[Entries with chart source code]
++++++++++++++++++++

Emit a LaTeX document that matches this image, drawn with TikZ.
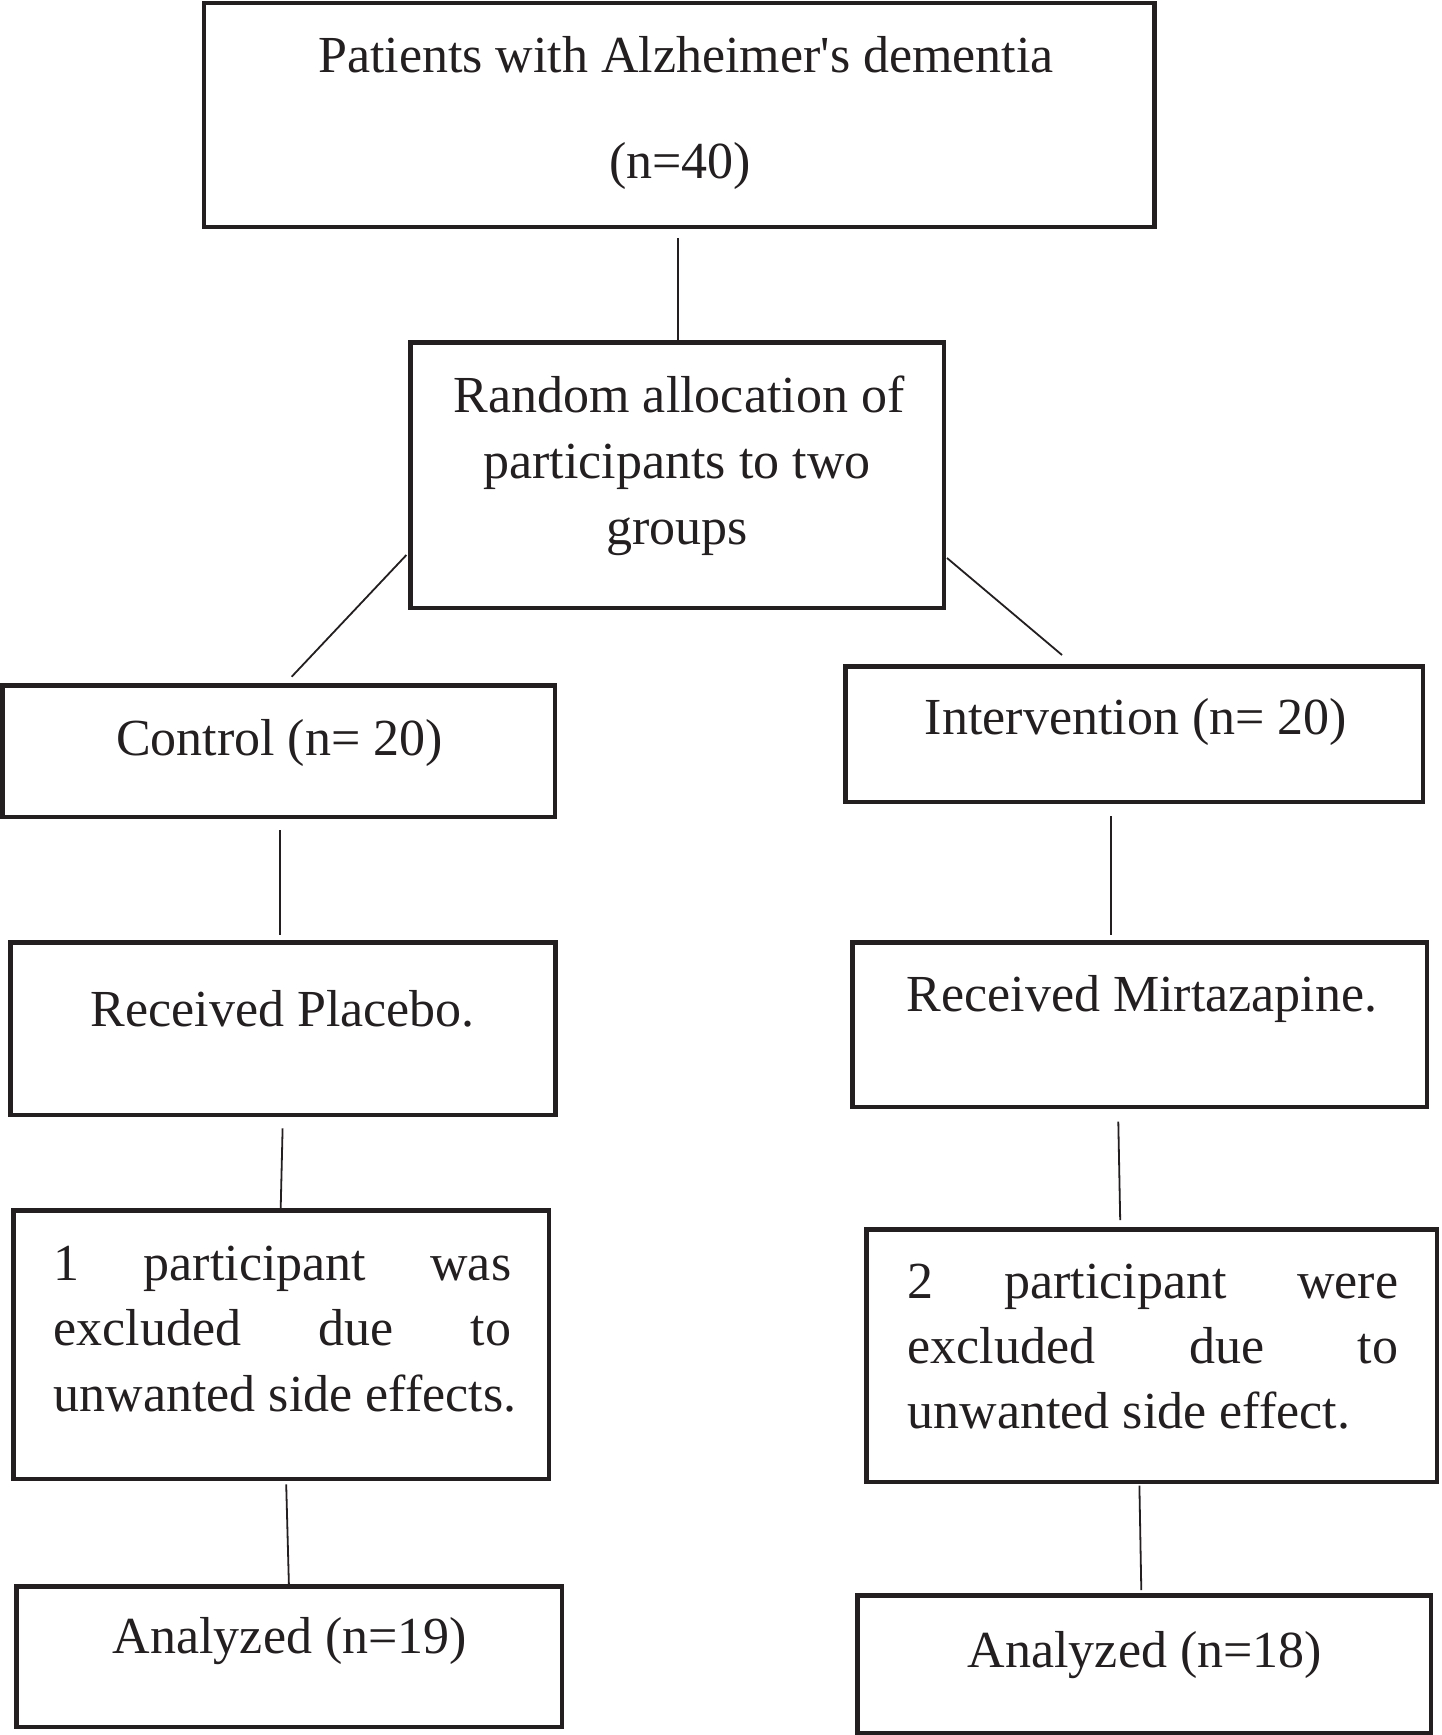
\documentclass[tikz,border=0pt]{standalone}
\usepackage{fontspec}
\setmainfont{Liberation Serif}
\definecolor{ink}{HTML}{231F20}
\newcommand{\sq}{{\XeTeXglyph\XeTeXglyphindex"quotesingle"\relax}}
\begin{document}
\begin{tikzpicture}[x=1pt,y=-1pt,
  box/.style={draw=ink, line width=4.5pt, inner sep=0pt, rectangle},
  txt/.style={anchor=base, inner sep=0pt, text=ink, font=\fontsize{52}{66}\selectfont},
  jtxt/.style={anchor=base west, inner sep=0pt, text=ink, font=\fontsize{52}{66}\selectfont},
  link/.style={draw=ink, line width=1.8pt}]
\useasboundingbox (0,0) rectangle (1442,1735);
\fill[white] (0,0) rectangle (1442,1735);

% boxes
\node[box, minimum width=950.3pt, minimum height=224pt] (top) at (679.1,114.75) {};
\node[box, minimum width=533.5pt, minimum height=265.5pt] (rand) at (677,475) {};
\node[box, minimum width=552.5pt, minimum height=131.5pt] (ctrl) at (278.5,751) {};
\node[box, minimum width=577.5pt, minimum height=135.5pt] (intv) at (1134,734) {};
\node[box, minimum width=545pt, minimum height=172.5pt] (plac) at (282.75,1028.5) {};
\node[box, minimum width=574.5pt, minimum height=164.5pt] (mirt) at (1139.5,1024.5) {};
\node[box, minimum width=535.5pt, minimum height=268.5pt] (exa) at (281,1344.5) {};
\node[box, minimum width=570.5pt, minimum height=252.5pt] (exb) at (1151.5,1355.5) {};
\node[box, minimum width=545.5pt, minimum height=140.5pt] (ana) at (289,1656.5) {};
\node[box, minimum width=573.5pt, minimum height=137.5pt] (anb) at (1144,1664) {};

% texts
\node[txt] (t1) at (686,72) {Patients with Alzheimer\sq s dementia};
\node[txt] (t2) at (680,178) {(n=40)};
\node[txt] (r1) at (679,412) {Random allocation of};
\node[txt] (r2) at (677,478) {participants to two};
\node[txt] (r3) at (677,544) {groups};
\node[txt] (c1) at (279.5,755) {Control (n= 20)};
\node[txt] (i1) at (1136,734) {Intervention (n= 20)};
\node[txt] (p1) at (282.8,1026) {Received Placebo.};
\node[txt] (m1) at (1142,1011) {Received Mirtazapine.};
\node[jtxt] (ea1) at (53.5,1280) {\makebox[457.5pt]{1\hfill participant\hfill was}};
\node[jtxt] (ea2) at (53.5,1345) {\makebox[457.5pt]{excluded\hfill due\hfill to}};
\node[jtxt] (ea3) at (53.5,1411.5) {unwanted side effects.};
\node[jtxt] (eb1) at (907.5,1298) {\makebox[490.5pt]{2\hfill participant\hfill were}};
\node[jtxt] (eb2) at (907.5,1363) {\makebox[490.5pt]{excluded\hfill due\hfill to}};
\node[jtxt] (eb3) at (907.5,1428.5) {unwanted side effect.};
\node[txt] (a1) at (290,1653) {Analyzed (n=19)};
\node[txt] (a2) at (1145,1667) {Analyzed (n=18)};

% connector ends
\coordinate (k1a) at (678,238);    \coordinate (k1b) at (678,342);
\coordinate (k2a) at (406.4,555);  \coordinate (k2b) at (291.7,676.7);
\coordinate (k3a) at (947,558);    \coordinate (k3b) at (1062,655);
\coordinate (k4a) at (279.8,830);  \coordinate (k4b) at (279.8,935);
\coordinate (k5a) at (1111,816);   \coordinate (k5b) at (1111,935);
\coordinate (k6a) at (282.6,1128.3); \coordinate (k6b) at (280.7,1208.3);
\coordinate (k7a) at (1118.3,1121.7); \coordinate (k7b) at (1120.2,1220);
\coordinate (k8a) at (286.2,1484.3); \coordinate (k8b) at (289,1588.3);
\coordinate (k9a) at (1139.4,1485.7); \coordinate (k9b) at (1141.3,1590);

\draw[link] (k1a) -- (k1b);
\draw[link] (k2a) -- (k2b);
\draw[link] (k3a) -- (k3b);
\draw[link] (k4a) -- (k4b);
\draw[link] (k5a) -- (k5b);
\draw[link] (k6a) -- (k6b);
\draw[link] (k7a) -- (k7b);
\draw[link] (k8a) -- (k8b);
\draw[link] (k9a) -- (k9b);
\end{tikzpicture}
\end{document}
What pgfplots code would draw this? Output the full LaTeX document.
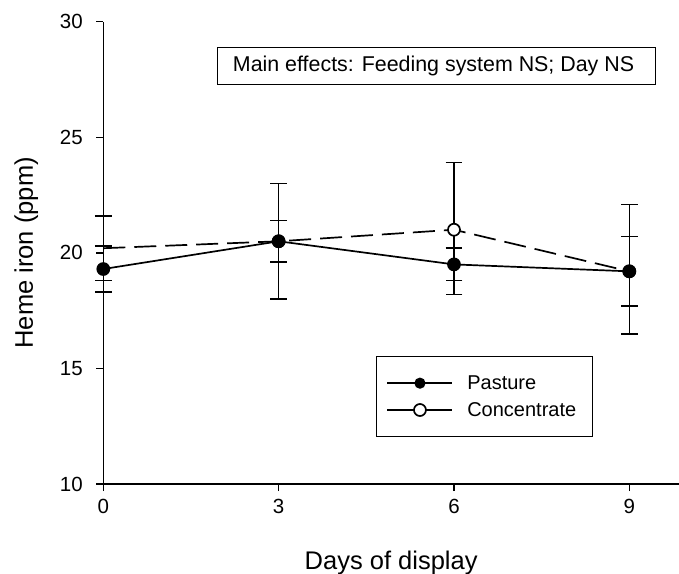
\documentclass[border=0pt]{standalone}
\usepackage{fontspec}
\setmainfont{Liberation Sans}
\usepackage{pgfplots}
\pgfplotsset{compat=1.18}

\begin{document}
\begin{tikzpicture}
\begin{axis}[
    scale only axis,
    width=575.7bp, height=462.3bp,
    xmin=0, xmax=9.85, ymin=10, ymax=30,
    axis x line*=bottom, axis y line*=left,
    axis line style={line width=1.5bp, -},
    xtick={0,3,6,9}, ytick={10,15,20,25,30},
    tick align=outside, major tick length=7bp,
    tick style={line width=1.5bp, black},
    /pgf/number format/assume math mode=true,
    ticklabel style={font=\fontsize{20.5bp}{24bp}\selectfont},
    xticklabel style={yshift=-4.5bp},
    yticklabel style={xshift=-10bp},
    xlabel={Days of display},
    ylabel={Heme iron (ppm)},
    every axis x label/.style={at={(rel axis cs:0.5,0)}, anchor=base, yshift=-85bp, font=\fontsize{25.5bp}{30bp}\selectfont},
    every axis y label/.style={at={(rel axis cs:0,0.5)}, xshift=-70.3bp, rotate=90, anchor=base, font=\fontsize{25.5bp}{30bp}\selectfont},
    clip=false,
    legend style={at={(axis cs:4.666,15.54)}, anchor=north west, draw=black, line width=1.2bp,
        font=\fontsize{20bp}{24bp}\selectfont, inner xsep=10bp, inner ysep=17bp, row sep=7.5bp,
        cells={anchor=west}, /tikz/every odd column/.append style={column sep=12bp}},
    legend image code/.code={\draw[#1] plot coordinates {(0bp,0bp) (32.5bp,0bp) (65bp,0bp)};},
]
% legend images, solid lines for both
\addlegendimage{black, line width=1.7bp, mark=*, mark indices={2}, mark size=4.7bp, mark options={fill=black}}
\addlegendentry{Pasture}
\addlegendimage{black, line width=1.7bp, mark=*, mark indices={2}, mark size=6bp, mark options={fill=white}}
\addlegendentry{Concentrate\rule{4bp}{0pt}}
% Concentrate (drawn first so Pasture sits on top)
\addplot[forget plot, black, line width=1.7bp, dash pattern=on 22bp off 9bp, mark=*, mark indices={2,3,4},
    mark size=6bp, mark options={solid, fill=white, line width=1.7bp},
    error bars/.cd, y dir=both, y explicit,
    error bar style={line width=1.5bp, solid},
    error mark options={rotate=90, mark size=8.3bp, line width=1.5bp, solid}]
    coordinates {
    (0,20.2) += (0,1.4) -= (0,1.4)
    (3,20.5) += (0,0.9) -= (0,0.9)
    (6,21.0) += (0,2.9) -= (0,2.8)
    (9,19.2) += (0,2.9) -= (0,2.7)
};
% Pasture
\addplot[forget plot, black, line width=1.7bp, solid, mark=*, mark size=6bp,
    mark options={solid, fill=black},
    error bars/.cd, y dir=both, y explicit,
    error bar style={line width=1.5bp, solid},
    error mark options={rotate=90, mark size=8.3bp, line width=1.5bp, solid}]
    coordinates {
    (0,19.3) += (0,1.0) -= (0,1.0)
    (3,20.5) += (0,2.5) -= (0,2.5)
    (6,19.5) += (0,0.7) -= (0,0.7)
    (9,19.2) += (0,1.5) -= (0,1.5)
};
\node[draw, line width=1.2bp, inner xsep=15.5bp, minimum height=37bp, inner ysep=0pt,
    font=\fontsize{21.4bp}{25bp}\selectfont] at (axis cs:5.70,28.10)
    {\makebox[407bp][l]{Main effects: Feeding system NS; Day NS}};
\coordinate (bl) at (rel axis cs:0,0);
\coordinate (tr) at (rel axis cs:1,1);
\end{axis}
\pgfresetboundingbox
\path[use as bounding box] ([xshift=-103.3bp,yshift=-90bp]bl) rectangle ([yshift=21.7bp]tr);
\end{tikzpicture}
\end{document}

++++++++++++++++++++

▸ Do this
Reproduce only the lines of the records from the start up to and including the line that holds "minimum width=573.5pt, minimum"; do not carry over any picture.

▸ Full solution
Emit a LaTeX document that matches this image, drawn with TikZ.
\documentclass[tikz,border=0pt]{standalone}
\usepackage{fontspec}
\setmainfont{Liberation Serif}
\definecolor{ink}{HTML}{231F20}
\newcommand{\sq}{{\XeTeXglyph\XeTeXglyphindex"quotesingle"\relax}}
\begin{document}
\begin{tikzpicture}[x=1pt,y=-1pt,
  box/.style={draw=ink, line width=4.5pt, inner sep=0pt, rectangle},
  txt/.style={anchor=base, inner sep=0pt, text=ink, font=\fontsize{52}{66}\selectfont},
  jtxt/.style={anchor=base west, inner sep=0pt, text=ink, font=\fontsize{52}{66}\selectfont},
  link/.style={draw=ink, line width=1.8pt}]
\useasboundingbox (0,0) rectangle (1442,1735);
\fill[white] (0,0) rectangle (1442,1735);

% boxes
\node[box, minimum width=950.3pt, minimum height=224pt] (top) at (679.1,114.75) {};
\node[box, minimum width=533.5pt, minimum height=265.5pt] (rand) at (677,475) {};
\node[box, minimum width=552.5pt, minimum height=131.5pt] (ctrl) at (278.5,751) {};
\node[box, minimum width=577.5pt, minimum height=135.5pt] (intv) at (1134,734) {};
\node[box, minimum width=545pt, minimum height=172.5pt] (plac) at (282.75,1028.5) {};
\node[box, minimum width=574.5pt, minimum height=164.5pt] (mirt) at (1139.5,1024.5) {};
\node[box, minimum width=535.5pt, minimum height=268.5pt] (exa) at (281,1344.5) {};
\node[box, minimum width=570.5pt, minimum height=252.5pt] (exb) at (1151.5,1355.5) {};
\node[box, minimum width=545.5pt, minimum height=140.5pt] (ana) at (289,1656.5) {};
\node[box, minimum width=573.5pt, minimum height=137.5pt] (anb) at (1144,1664) {};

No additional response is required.